Skilak Lake was another great detour, nice camping and wildlife spotting opportunities; we saw a Black Bear and 3 cubs cross the road here!
Onto the beach at Anchor Point and we were now as far west as we were able to drive in Alaska and hence all of a sudden we realised we’d just driven “Around The World!”
Jen the aggressive statistician has a few stats for those interested!
Time away to get to this point : 2yrs 5months exactly
Kms Travelled : 86,356kms
Hottest Temperature experienced : 46 Celcius in Uzbekistan
Coldest Temperature experienced : -12 Celcius in Siberia
Countries Visited : 41
Continents visited : 4
Awesome people met : countless!!!!
Homer is as far south as you can drive on the Kenai but you can explore a little farther if you wish to board a car ferry but we were content.
Pretty much a fishing port, it’s also home port to some of the boats from the TV show “Deadliest Catch”… Whilst I’m on the subject I was also enlightened to the fact that one such TV show regarding Wild Alaskan folk out hunting and struggling to stay alive failed to mention that a Safeway supermarket is 7 miles from their remote island cabin where they struggle for survival on a daily basis! A little like our Australian “Outback Truckers” I guess. Truckers battling the elements in the North of Australia on the edge of survival the whole time! Only an onboard fridge full of food and cold beer and roadhouse food to sustain them! Staggering stuff really and about 180 degrees opposite to the actual situation but hey it sells!
On our way down to Homer we’d stopped by Kath and Roger’s home in the hamlet of Clam Gulch and they’d kindly invited us to drop in on our return for a night of relaxation! An offer too good to refuse.
Upon our arrival, these awesome people had organised a Margarita beach party. Their amazing log home sits atop a cliff above said beach and overlooks Cook Inlet and 5 active volcanoes. Truly stunning!

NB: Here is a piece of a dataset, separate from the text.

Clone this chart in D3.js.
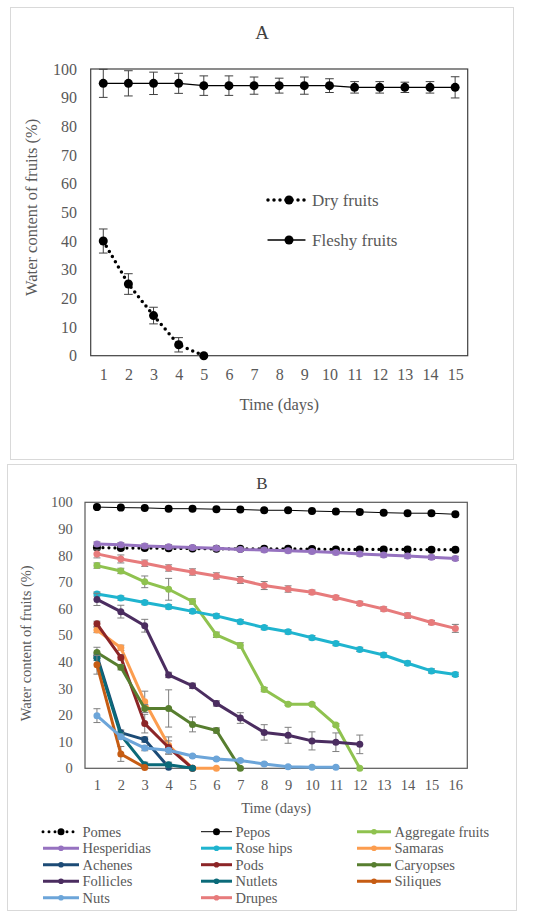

Neighbours Debbie and Robert joined us on the beach and we began guzzling margarita’s and cold beer whilst wolfing down sausages and amazing salads. It was one of those experiences that I can’t really describe effectively here, partly due to the fact I can’t remember quite a bit of it!! Hahaha. It was one of the highlights of our trip to Alaska and epitomised the hospitality and generosity of Alaskans!
So much of our trip has been about the people we have met and we really have been lucky consistently since the moment we began our journey!
Leaving these people was tough and they saw to it that we would not starve on their watch! With a fridge full of delicious Salmon and Halibut fillets, and some home smoked Salmon courtesy of Robert, we headed out to Seward for a visit.
The weather was forecast to deteriorate and that it did, Rain, rain and more rain for a spell as we headed north back to Anchorage.
We arranged to visit the VW campers, Myron and Mary Bethe whilst back in Anchorage. They had only just arrived back from a short trip of their own but were keen for us to drop by.
It seemed that whilst we’d been in bed back at that roadside camp whilst the Aurora did its thing over our snoring selves, Myron (being a professional photographer) had snapped a rather cool pic of our Patrol! I think you’ll agree…
Couldn’t thank him enough. He generously printed off a copy for us to frame when we return home. A great afternoon of conversation and great people.
After a last lap around Anchorage, we made toward the Canadian border. The Autumn colours were striking! Although travelling a little later in the season has some negatives such as bouts of rain and cooling temperatures, the advantages are stark! A huge reduction in other tourists and being able to witness Alaska and the north in the Fall
Before we knew it we were back in Canada but our Alaskan adventures would continue with a visit to Haines, land locked within Canada but accessible by sea. Tight planning meant that we had just enough time left on our US visa to allow a visit!